Yea, prostrate, in the person of the worthiest of her sons, upon the heights of Carmel, the Church of the expectation will not raise herself up, till appears in the heavens the proximate sign of salvation’s raincloud (3 Kings, xviii. 42-46). Vainly, even anon seven times, shall it be answered her that as yet naught can be descried “arising sea-wards;” prolonging still her prayer and her tears, her lips parched by the ceaseless drought, and cleaving to the dust, she will yet linger on, awaiting the appearance of that fertilising cloud, the light cloud that beareth her God under human features.
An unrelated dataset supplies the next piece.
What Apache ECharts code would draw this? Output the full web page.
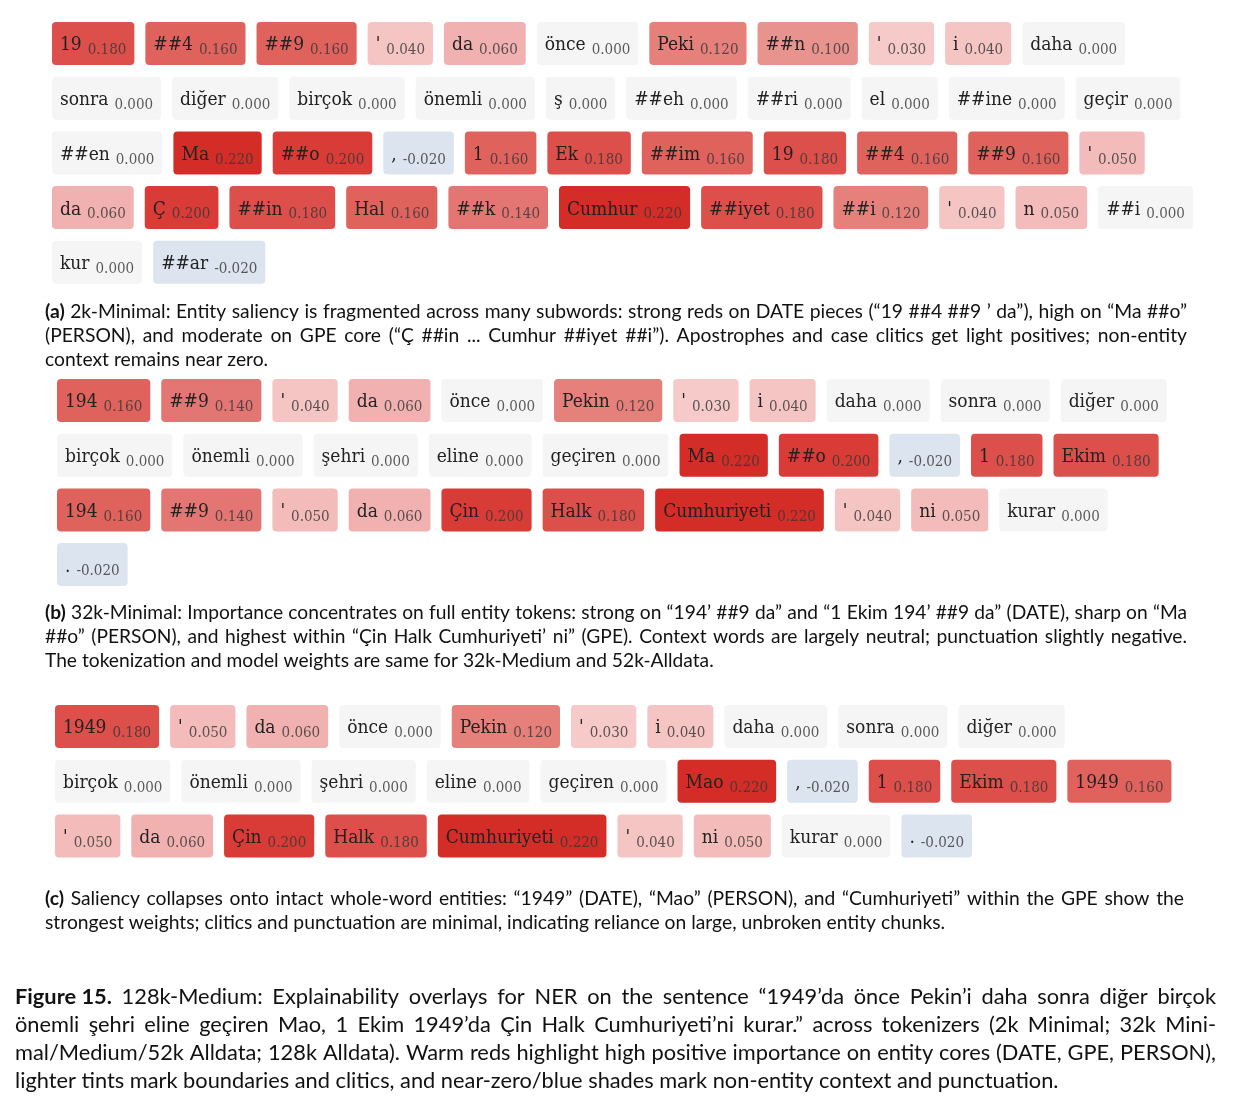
<!DOCTYPE html>
<html>
<head>
<meta charset="utf-8">
<script src="https://cdn.jsdelivr.net/npm/echarts@6/dist/echarts.min.js"></script>
<style>
  html, body { margin: 0; background: #fff; }
  #chart { width: 1233px; height: 1111px; }
</style>
</head>
<body>
<div id="chart"></div>
<script>
// -----------------------------
// DATA
// -----------------------------
const TOKENS_A = ['19', '##4', '##9', "'", 'da', 'önce', 'Peki', '##n', "'", 'i', 'daha',
  'sonra', 'diğer', 'birçok', 'önemli', 'ş', '##eh', '##ri', 'el', '##ine', 'geçir',
  '##en', 'Ma', '##o', ',', '1', 'Ek', '##im', '19', '##4', '##9', "'",
  'da', 'Ç', '##in', 'Hal', '##k', 'Cumhur', '##iyet', '##i', "'", 'n', '##i',
  'kur', '##ar'];
const VALUES_A = [0.18, 0.16, 0.16, 0.04, 0.06, 0, 0.12, 0.10, 0.03, 0.04, 0,
  0, 0, 0, 0, 0, 0, 0, 0, 0, 0,
  0, 0.22, 0.20, -0.02, 0.16, 0.18, 0.16, 0.18, 0.16, 0.16, 0.05,
  0.06, 0.20, 0.18, 0.16, 0.14, 0.22, 0.18, 0.12, 0.04, 0.05, 0,
  0, -0.02];

const TOKENS_B = ['194', '##9', "'", 'da', 'önce', 'Pekin', "'", 'i', 'daha', 'sonra', 'diğer',
  'birçok', 'önemli', 'şehri', 'eline', 'geçiren', 'Ma', '##o', ',', '1', 'Ekim',
  '194', '##9', "'", 'da', 'Çin', 'Halk', 'Cumhuriyeti', "'", 'ni', 'kurar',
  '.'];
const VALUES_B = [0.16, 0.14, 0.04, 0.06, 0, 0.12, 0.03, 0.04, 0, 0, 0,
  0, 0, 0, 0, 0, 0.22, 0.20, -0.02, 0.18, 0.18,
  0.16, 0.14, 0.05, 0.06, 0.20, 0.18, 0.22, 0.04, 0.05, 0,
  -0.02];

const TOKENS_C = ['1949', "'", 'da', 'önce', 'Pekin', "'", 'i', 'daha', 'sonra', 'diğer',
  'birçok', 'önemli', 'şehri', 'eline', 'geçiren', 'Mao', ',', '1', 'Ekim', '1949',
  "'", 'da', 'Çin', 'Halk', 'Cumhuriyeti', "'", 'ni', 'kurar', '.'];
const VALUES_C = [0.18, 0.05, 0.06, 0, 0.12, 0.03, 0.04, 0, 0, 0,
  0, 0, 0, 0, 0, 0.22, -0.02, 0.18, 0.18, 0.16,
  0.05, 0.06, 0.20, 0.18, 0.22, 0.04, 0.05, 0, -0.02];

// saliency colour scale, one stop every 0.02 from -0.02 to 0.22
const SCALE_MIN = -0.02;
const SCALE_MAX = 0.22;
const SCALE_COLORS = ['#dbe4ef', '#f5f5f5', '#f6cfce', '#f5c5c4', '#f1b1b0', '#eda3a0',
  '#e9938f', '#e5807b', '#e37673', '#e0625d', '#dc4f4a', '#d93c36', '#d42d27'];

const CAPTION_A = [
  ['(a)', '2k-Minimal: Entity saliency is fragmented across many subwords: strong reds on DATE pieces (“19 ##4 ##9 ’ da”), high on “Ma ##o”'],
  ['', '(PERSON), and moderate on GPE core (“Ç ##in ... Cumhur ##iyet ##i”). Apostrophes and case clitics get light positives; non-entity'],
  ['', 'context remains near zero.']
];
const CAPTION_B = [
  ['(b)', '32k-Minimal: Importance concentrates on full entity tokens: strong on “194’ ##9 da” and “1 Ekim 194’ ##9 da” (DATE), sharp on “Ma'],
  ['', '##o” (PERSON), and highest within “Çin Halk Cumhuriyeti’ ni” (GPE). Context words are largely neutral; punctuation slightly negative.'],
  ['', 'The tokenization and model weights are same for 32k-Medium and 52k-Alldata.']
];
const CAPTION_C = [
  ['(c)', 'Saliency collapses onto intact whole-word entities: “1949” (DATE), “Mao” (PERSON), and “Cumhuriyeti” within the GPE show the'],
  ['', 'strongest weights; clitics and punctuation are minimal, indicating reliance on large, unbroken entity chunks.']
];
const CAPTION_FIG = [
  ['Figure 15.', '128k-Medium: Explainability overlays for NER on the sentence “1949’da önce Pekin’i daha sonra diğer birçok'],
  ['', 'önemli şehri eline geçiren Mao, 1 Ekim 1949’da Çin Halk Cumhuriyeti’ni kurar.” across tokenizers (2k Minimal; 32k Mini-'],
  ['', 'mal/Medium/52k Alldata; 128k Alldata). Warm reds highlight high positive importance on entity cores (DATE, GPE, PERSON),'],
  ['', 'lighter tints mark boundaries and clitics, and near-zero/blue shades mark non-entity context and punctuation.']
];

// -----------------------------
// LAYOUT
// -----------------------------
const SERIF = "'DejaVu Serif Condensed', 'DejaVu Serif', serif";
const SANS = "Lato, 'Noto Sans', sans-serif";
const TOKEN_SIZE = 19;
const VALUE_SIZE = 15;
const PAD = 8;
const GAP = 6;
const CHIP_H = 43;
const CHIP_GAP = 11;
const ROW_PITCH = 54.7;

const measureCtx = document.createElement('canvas').getContext('2d');
function textWidth(text, size, family = SERIF, weight = 'normal') {
  measureCtx.font = weight + ' ' + size + 'px ' + family;
  return measureCtx.measureText(text).width;
}
const fmt = v => v.toFixed(3);

// simple flow layout: chips wrap like inline blocks inside [left, right]
function flow(tokens, values, left, top, right) {
  let x = left, y = top;
  return tokens.map((t, i) => {
    const tw = textWidth(t, TOKEN_SIZE);
    const w = PAD + tw + GAP + textWidth(fmt(values[i]), VALUE_SIZE) + PAD;
    if (x > left && x + w > right) {
      x = left;
      y += ROW_PITCH;
    }
    const box = { x, y, w, tw };
    x += w + CHIP_GAP;
    return box;
  });
}

const panels = [
  { tokens: TOKENS_A, values: VALUES_A, boxes: flow(TOKENS_A, VALUES_A, 52, 22, 1195) },
  { tokens: TOKENS_B, values: VALUES_B, boxes: flow(TOKENS_B, VALUES_B, 57, 379, 1185) },
  { tokens: TOKENS_C, values: VALUES_C, boxes: flow(TOKENS_C, VALUES_C, 55, 705, 1185) }
];

function renderChip(params, api) {
  const p = panels[params.seriesIndex];
  const i = api.value(0);
  const b = p.boxes[i];
  return {
    type: 'group',
    children: [
      {
        type: 'rect',
        shape: { x: b.x, y: b.y, width: b.w, height: CHIP_H, r: 4 },
        style: { fill: api.visual('color') }
      },
      {
        type: 'text',
        style: {
          text: p.tokens[i], x: b.x + PAD, y: b.y + 23.5,
          fontSize: TOKEN_SIZE, fontFamily: SERIF, fill: '#222',
          verticalAlign: 'middle'
        }
      },
      {
        type: 'text',
        style: {
          text: fmt(api.value(1)), x: b.x + PAD + b.tw + GAP, y: b.y + 28.5,
          fontSize: VALUE_SIZE, fontFamily: SERIF, fill: 'rgba(55,55,55,0.82)',
          verticalAlign: 'middle'
        }
      }
    ]
  };
}

// justified caption: lines but the last are stretched towards [left, right],
// word gaps capped so a short line does not look torn apart
function captionBlock(lines, left, right, y0, pitch, size) {
  const out = [];
  const space = textWidth(' ', size, SANS);
  lines.forEach((l, k) => {
    const words = [];
    if (l[0]) words.push({ t: l[0], weight: 'bold' });
    l[1].split(' ').forEach(t => words.push({ t, weight: 'normal' }));
    const widths = words.map(w => textWidth(w.t, size, SANS, w.weight));
    const total = widths.reduce((a, b) => a + b, 0);
    const last = k === lines.length - 1;
    const gap = last ? space : Math.min((right - left - total) / (words.length - 1), space * 1.8);
    let x = left;
    words.forEach((w, j) => {
      out.push({
        type: 'text',
        x: x,
        y: y0 + k * pitch,
        style: {
          text: w.t, fontFamily: SANS, fontSize: size, fontWeight: w.weight,
          fill: '#111', verticalAlign: 'middle'
        }
      });
      x += widths[j] + gap;
    });
  });
  return out;
}

// -----------------------------
// CHART
// -----------------------------
const chart = echarts.init(document.getElementById('chart'));

chart.setOption({
  animation: false,
  visualMap: {
    type: 'continuous',
    show: false,
    min: SCALE_MIN,
    max: SCALE_MAX,
    dimension: 1,
    seriesIndex: [0, 1, 2],
    inRange: { color: SCALE_COLORS }
  },
  series: panels.map((p, k) => ({
    type: 'custom',
    name: 'panel-' + 'abc'[k],
    coordinateSystem: 'none',
    renderItem: renderChip,
    data: p.values.map((v, i) => [i, v])
  })),
  graphic: [
    ...captionBlock(CAPTION_A, 45, 1187, 312, 24, 19.3),
    ...captionBlock(CAPTION_B, 45, 1187, 613, 24, 19.2),
    ...captionBlock(CAPTION_C, 45, 1184, 899, 24, 19.3),
    ...captionBlock(CAPTION_FIG, 15, 1216, 997, 28, 21.8)
  ]
});
</script>
</body>
</html>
Then, forgetting her long fasts and weary expectant years, she will rise upon her feet, in all the vigour and beauty of her early youth; filled with the gladness the angel announceth to her, in the joy of that new Elias, whose birthday this Vigil promises on the morrow, she will follow him, the predestined Precursor, running (more truly than did the ancient Elias) before the chariot of Israel’s king.
May the prayer of Blessed John Baptist, O Lord, plead for us, that we may both understand and merit the mystery of thy Christ.
O Almighty and Eternal God, who in the days of Blessed John Baptist, didst fulfil the institutions of the Law and the declarations of the holy Prophets, grant we beseech thee, that figures and signs being ended, Truth Himself, by his own manifestation, may speak, Jesus Christ our Lord.
The Liturgical Year. 1904. Abbot Dom Gueranger, O.S.B. Translated from the French by Dom Laurence Shepherd, O.S.B. Imprimatur, 1910.